Given exercise = Starting at the line that contains "Emit a Python" and stopping at the line that contains "from matplotlib.lines import Line2D", copy every line exactly, both ends included, without the pictures.

── Material provided

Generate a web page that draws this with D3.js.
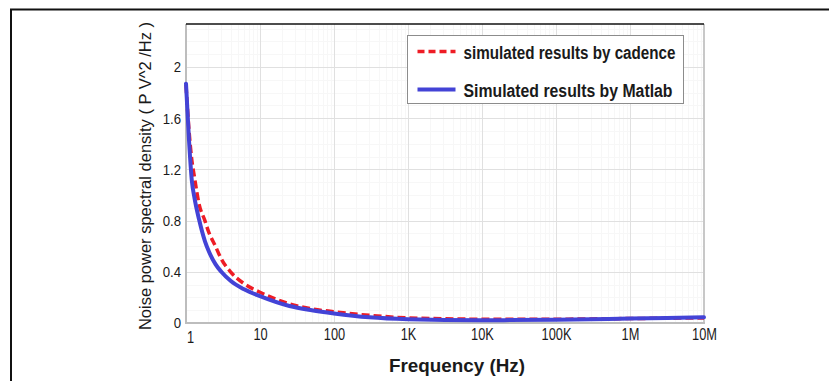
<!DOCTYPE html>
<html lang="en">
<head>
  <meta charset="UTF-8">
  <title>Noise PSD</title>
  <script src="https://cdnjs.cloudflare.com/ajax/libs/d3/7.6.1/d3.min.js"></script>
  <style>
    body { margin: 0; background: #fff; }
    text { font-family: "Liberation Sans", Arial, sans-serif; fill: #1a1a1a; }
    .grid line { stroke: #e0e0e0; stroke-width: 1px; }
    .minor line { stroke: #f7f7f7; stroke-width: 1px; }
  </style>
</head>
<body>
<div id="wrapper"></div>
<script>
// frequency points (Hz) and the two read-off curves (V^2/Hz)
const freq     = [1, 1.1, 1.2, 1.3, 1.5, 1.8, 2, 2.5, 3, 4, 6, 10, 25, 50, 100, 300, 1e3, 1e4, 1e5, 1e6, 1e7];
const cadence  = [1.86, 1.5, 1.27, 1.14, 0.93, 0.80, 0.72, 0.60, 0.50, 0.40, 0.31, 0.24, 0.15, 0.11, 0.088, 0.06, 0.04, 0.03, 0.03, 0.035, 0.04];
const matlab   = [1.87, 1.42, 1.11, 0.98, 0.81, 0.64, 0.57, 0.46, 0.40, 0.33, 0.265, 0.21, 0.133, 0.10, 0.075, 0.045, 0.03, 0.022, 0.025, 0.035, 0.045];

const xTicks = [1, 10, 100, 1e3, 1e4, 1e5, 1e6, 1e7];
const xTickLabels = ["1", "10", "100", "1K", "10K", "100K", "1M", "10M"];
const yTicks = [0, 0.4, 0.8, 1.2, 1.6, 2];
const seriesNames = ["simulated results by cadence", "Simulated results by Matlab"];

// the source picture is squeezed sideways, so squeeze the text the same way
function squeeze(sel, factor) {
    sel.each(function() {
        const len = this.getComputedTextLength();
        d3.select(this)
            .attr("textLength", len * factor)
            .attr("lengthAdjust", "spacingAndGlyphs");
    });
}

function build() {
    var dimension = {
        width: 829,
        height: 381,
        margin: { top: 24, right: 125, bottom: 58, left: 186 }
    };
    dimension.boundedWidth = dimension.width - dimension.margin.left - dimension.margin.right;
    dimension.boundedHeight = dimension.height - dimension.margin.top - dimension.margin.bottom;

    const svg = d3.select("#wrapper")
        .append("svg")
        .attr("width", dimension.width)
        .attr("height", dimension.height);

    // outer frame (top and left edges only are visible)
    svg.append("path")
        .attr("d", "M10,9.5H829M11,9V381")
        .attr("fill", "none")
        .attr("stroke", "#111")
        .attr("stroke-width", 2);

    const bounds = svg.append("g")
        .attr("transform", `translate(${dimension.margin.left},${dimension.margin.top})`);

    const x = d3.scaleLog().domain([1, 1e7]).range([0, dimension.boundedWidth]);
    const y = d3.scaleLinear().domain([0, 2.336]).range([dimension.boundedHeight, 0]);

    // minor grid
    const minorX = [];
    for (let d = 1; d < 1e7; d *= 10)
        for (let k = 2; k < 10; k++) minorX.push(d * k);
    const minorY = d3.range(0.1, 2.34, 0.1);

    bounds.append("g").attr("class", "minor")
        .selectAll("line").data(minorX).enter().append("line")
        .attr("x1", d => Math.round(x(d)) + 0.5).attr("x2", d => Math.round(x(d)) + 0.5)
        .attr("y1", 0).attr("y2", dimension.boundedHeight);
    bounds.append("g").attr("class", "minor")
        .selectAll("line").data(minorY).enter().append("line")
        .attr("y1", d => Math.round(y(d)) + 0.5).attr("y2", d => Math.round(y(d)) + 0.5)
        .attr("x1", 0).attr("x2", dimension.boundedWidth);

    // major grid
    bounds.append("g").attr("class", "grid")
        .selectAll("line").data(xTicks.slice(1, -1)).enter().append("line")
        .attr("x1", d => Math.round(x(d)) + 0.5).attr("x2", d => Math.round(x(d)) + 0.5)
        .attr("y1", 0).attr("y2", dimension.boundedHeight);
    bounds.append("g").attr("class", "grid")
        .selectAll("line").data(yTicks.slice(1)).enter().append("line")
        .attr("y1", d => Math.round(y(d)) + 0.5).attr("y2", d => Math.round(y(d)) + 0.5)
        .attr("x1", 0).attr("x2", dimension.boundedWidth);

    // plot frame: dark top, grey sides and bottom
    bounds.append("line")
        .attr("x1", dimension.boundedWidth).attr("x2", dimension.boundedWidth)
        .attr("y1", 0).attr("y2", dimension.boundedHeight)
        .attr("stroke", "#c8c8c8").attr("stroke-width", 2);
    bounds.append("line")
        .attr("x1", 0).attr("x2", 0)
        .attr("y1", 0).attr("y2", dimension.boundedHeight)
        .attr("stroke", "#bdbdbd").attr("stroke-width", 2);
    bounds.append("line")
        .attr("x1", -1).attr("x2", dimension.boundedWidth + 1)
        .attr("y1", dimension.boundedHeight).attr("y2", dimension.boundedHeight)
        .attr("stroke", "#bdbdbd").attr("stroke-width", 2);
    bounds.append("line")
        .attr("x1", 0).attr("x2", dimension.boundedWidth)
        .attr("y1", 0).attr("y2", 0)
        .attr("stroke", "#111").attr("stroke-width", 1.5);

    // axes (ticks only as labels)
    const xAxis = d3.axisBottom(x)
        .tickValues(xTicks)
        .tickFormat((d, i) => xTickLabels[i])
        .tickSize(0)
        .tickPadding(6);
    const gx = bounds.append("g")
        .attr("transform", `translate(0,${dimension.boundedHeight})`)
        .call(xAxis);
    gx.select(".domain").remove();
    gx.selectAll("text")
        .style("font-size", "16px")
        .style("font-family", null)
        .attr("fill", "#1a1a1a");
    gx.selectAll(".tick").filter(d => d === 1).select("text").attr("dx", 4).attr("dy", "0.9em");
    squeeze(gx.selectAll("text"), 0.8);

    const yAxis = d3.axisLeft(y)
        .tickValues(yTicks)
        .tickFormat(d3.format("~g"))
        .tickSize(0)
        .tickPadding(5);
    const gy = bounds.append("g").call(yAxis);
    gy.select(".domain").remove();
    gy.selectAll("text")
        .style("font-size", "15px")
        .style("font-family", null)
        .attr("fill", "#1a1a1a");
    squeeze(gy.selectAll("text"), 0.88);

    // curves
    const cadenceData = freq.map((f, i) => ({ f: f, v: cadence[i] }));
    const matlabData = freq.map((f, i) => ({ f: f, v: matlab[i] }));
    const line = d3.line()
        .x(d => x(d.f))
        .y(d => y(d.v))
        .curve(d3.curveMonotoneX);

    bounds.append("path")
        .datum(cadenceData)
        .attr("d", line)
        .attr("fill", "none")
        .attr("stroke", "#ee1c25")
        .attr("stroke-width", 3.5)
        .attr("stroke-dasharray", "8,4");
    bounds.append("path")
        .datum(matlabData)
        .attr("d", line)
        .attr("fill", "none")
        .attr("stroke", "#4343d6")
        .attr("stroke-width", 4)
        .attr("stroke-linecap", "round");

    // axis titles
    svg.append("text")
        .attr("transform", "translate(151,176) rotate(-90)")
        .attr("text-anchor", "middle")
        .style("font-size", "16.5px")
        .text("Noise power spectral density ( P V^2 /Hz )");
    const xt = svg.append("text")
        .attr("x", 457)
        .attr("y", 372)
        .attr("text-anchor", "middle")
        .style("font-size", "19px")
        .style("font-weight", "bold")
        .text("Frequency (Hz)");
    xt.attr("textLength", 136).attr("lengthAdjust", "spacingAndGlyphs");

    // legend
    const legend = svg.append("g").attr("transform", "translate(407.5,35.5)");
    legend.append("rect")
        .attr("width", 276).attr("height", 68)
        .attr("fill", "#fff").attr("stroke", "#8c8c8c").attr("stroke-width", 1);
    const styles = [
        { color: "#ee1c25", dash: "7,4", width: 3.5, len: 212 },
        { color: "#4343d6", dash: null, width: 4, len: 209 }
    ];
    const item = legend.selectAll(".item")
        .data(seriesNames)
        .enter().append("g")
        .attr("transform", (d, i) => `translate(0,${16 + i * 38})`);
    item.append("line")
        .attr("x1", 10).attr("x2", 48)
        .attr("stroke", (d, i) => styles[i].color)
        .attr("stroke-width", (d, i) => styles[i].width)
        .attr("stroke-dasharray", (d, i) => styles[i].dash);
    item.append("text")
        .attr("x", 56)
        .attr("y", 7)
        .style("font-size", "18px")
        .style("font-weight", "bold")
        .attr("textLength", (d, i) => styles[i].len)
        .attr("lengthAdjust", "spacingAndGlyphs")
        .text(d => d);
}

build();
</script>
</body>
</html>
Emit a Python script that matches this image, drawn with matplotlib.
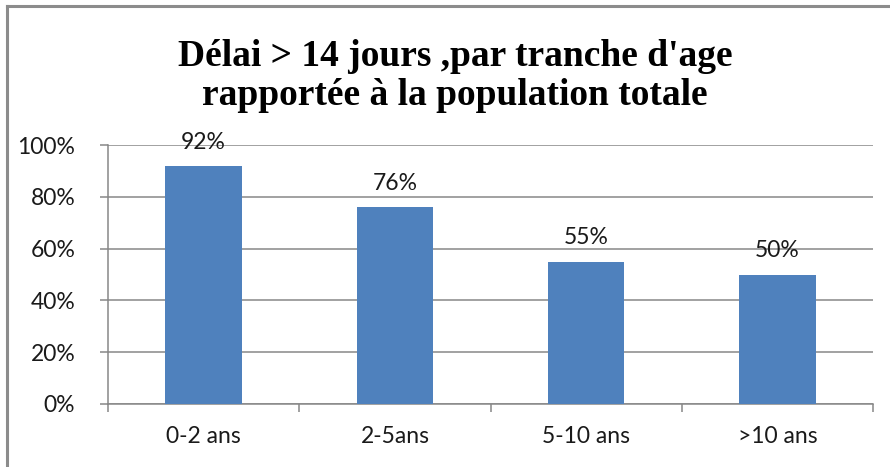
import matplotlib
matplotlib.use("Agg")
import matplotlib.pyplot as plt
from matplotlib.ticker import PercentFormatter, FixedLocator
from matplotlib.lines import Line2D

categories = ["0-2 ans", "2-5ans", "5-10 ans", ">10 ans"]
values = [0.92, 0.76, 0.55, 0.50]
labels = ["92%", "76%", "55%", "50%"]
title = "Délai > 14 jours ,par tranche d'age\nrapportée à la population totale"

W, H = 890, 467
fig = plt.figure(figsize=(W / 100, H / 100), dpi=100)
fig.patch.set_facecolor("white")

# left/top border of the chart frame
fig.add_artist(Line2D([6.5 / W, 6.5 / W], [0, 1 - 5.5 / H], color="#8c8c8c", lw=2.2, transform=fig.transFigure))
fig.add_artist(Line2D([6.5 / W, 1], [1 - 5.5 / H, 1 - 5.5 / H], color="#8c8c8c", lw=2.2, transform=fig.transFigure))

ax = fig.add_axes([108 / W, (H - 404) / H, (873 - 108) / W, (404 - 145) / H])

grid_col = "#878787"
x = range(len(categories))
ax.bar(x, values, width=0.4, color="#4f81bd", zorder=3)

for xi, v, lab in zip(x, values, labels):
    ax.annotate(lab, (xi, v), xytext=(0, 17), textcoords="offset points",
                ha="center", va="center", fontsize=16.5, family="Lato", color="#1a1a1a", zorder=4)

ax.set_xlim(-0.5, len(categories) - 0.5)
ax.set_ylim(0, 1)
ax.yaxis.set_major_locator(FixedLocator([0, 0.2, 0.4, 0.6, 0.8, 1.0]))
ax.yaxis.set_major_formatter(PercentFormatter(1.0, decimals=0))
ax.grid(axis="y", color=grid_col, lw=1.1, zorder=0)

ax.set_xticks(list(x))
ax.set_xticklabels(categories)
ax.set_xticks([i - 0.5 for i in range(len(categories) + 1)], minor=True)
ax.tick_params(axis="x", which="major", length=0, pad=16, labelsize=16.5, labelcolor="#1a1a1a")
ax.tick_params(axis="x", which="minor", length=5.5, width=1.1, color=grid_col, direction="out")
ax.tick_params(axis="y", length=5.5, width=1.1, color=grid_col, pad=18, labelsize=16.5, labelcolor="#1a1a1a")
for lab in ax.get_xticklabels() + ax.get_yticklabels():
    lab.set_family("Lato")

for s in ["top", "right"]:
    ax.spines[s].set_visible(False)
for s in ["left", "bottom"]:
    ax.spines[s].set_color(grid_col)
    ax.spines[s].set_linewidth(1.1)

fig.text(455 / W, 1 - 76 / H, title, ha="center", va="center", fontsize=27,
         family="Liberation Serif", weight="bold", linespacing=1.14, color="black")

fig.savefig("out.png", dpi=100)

────

Result of the task =
Emit a Python script that matches this image, drawn with matplotlib.
import matplotlib
matplotlib.use("Agg")
import matplotlib.pyplot as plt
from matplotlib.ticker import PercentFormatter, FixedLocator
from matplotlib.lines import Line2D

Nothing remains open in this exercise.